Pour tenter de faire avancer le dossier, Konrad Graber, conseiller aux Etats PDC lucernois, a déposé un postulat le 5 mai dernier. Soutenu par des parlementaires UDC, PLR et socialiste, ce parlementaire proche des milieux économiques invite le Conseil fédéral à étudier sérieusement la question.
Bien que rétif, le Département fédéral des finances (DFF) a promis un rapport, lequel devrait enfin livrer une base de réflexion sérieuse.
A moins qu’il n’enterre définitivement cette idée. Car le DFF met déjà en avant le fait que «la création d’un fonds souverain pourrait entraîner des problèmes du point de vue des finances publiques».
Méfiances et oppositions résolues
L’idée bute sur la profonde méfiance de milieux économiques, entre anciens attachés au régime actuel, et modernes, qui veulent aller de l’avant. Ce qui explique le silence des grandes associations faîtières. Elle subit aussi l’opposition de plusieurs politiciens, dont celle du président du PS Christian Levrat.

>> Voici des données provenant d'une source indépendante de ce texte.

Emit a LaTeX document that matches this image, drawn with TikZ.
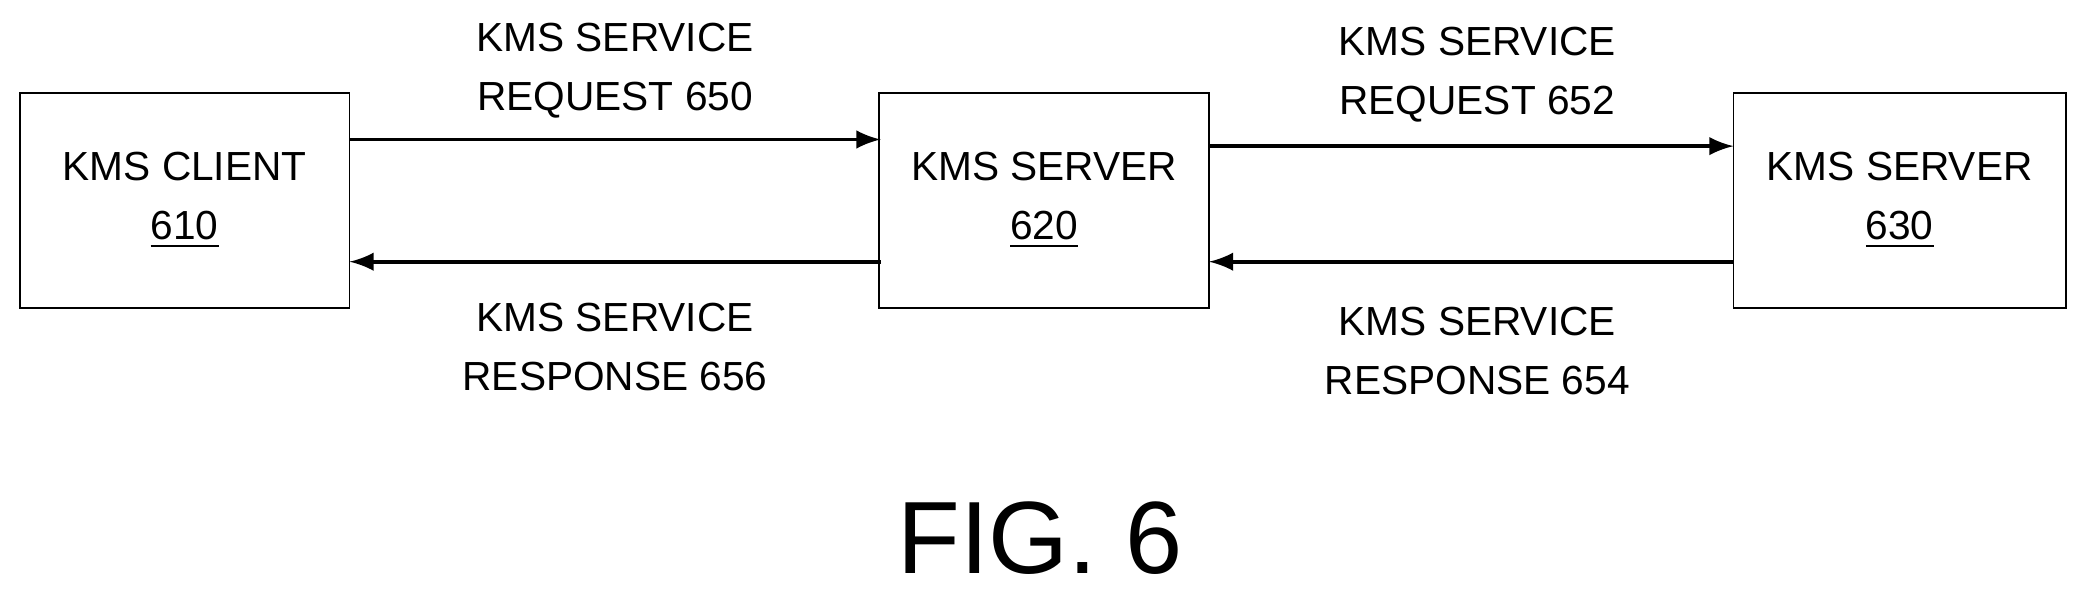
\documentclass[tikz,border=0pt]{standalone}
\usepackage{fontspec}
\setmainfont{Liberation Sans}
\begin{document}
\begin{tikzpicture}[x=0.01cm,y=-0.01cm]
        \tikzstyle{kmsBox}=[draw,minimum width=2.48cm,minimum height=1.62cm,inner sep=0pt,align=center,font=\fontsize{8.7}{12.5}\selectfont]
        \tikzstyle{msgArrow}=[-latex, thick]
        \tikzstyle{msgLabel}=[align=center,font=\fontsize{8.7}{12.7}\selectfont]
    \useasboundingbox (0,0) rectangle (1568,448);
    \node[kmsBox] (client) at (139, 151) {KMS CLIENT\\\underline{610}};
    \node[kmsBox] (s620) at (786, 151) {KMS SERVER\\\underline{620}};
    \node[kmsBox,minimum width=2.5cm] (s630) at (1430, 151) {KMS SERVER\\\underline{630}};

    \coordinate (a1) at (263, 105);
    \coordinate (b1) at (663, 105);
    \coordinate (a2) at (663, 197);
    \coordinate (b2) at (263, 197);
    \coordinate (a3) at (910, 110);
    \coordinate (b3) at (1305, 110);
    \coordinate (a4) at (1305, 197);
    \coordinate (b4) at (910, 197);

    \draw[msgArrow] (a1) -- (b1);
    \draw[msgArrow] (a2) -- (b2);
    \draw[msgArrow] (a3) -- (b3);
    \draw[msgArrow] (a4) -- (b4);

    \node[msgLabel] (req650) at (463, 53) {KMS SERVICE\\REQUEST 650};
    \node[msgLabel] (resp656) at (463, 261) {KMS SERVICE\\RESPONSE 656};
    \node[msgLabel] (req652) at (1112, 56) {KMS SERVICE\\REQUEST 652};
    \node[msgLabel] (resp654) at (1112, 264) {KMS SERVICE\\RESPONSE 654};

    \node[font=\fontsize{22}{26}\selectfont] (fig) at (783, 405) {FIG. 6};
\end{tikzpicture}
\end{document}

Enfin, elle se heurte à la fin de non-recevoir de la Banque nationale. La Suisse n’aurait aucun avantage stratégique à y gagner. «Elle restera ce qu’elle est, une puissance moyenne», critique Jean-Pierre Roth, ancien président de la BNS.

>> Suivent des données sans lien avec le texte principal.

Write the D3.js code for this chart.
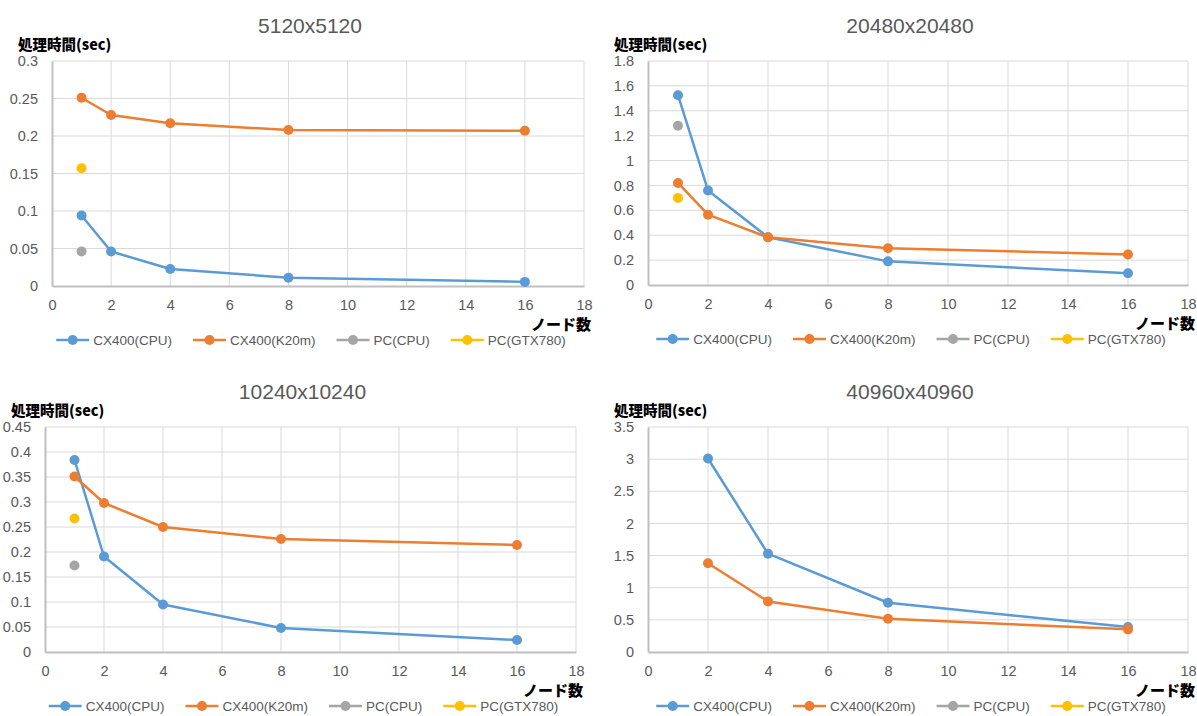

Une politique de placement plus résolue serait aussi plus risquée, a ajouté son actuel numéro deux Jean-Pierre Danthine dans un entretien à L’Hebdo (No 21, 21 mai dernier). Et comment ferait l’institution pour rendre leurs euros à tous les acquéreurs de francs le jour où la crise serait terminée?
«La Suisse n’a pas le pétrole de la mer du Nord», a lancé Niklaus Blattner, un ancien membre du directoire.

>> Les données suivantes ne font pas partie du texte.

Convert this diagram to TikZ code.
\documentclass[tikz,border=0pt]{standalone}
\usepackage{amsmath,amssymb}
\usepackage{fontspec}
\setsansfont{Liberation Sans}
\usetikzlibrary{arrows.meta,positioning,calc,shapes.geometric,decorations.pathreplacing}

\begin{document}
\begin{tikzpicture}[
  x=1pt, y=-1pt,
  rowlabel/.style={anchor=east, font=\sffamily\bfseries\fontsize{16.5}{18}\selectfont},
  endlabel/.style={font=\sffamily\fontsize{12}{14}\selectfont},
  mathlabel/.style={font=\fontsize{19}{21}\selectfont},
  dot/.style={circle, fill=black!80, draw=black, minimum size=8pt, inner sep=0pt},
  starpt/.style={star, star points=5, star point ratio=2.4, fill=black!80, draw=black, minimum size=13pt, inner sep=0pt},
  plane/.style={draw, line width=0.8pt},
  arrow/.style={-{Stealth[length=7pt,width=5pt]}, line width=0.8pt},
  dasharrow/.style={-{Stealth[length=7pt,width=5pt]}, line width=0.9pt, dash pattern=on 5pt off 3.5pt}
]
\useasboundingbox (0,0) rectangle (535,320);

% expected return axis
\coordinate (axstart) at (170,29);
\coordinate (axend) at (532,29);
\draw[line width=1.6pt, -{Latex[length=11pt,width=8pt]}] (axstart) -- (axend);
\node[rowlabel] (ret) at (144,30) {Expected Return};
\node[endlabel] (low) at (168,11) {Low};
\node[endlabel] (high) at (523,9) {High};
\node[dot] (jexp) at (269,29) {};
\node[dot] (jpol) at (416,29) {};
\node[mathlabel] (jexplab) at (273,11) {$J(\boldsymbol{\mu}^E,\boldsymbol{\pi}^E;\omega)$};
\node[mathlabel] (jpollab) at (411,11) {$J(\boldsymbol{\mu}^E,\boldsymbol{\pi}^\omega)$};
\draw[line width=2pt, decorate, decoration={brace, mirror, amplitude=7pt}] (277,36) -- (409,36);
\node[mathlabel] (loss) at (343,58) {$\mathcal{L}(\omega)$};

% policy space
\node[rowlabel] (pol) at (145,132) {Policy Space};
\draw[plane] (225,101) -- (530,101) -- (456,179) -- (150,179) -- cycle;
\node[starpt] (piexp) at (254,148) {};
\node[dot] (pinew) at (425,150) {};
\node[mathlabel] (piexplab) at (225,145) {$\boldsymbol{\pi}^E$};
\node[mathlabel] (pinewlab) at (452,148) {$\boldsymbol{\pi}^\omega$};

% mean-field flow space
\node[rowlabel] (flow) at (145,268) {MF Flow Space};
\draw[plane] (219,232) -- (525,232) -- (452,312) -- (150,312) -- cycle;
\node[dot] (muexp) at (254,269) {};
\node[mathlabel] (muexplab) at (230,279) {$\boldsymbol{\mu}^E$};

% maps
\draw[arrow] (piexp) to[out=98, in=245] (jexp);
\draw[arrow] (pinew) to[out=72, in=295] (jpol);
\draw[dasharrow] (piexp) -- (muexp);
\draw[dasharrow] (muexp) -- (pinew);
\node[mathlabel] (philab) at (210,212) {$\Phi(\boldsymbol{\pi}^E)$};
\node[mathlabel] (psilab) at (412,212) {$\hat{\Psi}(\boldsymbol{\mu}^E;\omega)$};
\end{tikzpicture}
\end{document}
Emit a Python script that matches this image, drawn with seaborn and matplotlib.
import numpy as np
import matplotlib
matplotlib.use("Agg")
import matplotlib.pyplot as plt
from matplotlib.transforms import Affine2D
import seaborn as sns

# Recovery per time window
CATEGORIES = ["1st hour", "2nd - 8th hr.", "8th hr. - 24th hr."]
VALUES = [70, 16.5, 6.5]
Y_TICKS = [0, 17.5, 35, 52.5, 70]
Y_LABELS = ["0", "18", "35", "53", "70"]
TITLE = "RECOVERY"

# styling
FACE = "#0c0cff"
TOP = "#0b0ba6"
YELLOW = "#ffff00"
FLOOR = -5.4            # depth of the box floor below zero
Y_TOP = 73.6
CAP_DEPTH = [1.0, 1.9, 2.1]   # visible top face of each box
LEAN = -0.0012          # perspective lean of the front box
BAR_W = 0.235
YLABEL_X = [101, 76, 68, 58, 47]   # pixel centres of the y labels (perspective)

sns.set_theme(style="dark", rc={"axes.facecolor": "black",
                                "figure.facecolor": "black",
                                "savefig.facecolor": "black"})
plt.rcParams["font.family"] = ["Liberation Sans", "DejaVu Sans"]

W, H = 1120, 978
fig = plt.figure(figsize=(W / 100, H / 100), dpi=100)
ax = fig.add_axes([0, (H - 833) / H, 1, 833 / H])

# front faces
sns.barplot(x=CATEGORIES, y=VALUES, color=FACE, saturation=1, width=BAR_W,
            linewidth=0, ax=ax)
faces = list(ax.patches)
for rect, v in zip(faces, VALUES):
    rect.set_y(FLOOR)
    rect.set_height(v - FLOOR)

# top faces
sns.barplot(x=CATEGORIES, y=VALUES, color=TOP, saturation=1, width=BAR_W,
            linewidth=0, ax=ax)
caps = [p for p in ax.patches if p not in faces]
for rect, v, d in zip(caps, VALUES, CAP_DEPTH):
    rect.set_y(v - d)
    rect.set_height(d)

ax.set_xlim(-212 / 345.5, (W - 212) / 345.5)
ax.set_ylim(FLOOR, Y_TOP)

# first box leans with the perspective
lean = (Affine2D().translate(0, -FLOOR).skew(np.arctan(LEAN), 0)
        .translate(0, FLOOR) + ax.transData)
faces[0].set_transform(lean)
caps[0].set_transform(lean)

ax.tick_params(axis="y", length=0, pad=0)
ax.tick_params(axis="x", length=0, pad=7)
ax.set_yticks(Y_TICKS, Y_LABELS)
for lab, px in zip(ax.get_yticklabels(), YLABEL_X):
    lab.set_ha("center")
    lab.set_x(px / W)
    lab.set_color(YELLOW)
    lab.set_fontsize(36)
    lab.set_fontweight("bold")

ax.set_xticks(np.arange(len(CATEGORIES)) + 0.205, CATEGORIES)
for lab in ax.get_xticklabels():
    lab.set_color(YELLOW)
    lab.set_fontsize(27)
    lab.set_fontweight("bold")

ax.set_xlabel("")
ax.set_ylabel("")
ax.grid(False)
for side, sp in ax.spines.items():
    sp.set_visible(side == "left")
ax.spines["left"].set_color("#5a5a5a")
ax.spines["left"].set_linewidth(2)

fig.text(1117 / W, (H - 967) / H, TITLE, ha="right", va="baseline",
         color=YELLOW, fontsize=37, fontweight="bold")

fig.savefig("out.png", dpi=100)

Pour la BNS et ses proches, le pays dispose déjà de son fonds souverain: ce sont les plus de 3000 milliards de francs investis par les Suisses dans le monde, hors réserves monétaires. Une fortune qui assure quelque 2 millions d’emplois à l’étranger et confère à la Suisse un puissant levier face aux autres gouvernements.
Au-delà de sa composante politico-économique, le débat fait ressortir un jeu de pouvoir et d’influence entre l’UBS, le moteur de l’idée du fonds souverain, et la BNS. Et il contraint la Suisse à s’interroger sérieusement sur son rôle de puissance économique et financière internationale.
458,8 milliards de francs
Le montant total des deux fonds souverains de Singapour, Temasek et GIC.
521,9 milliards de francs
C’est le total des réserves de devises de la Banque nationale, d’où pourrait être extraite la fortune du fonds souverain helvétique.
864,6 milliards de francs
La fortune du Fonds de pension de l’état norvégien, alimentée par les revenus de la vente de pétrole de la mer du Nord.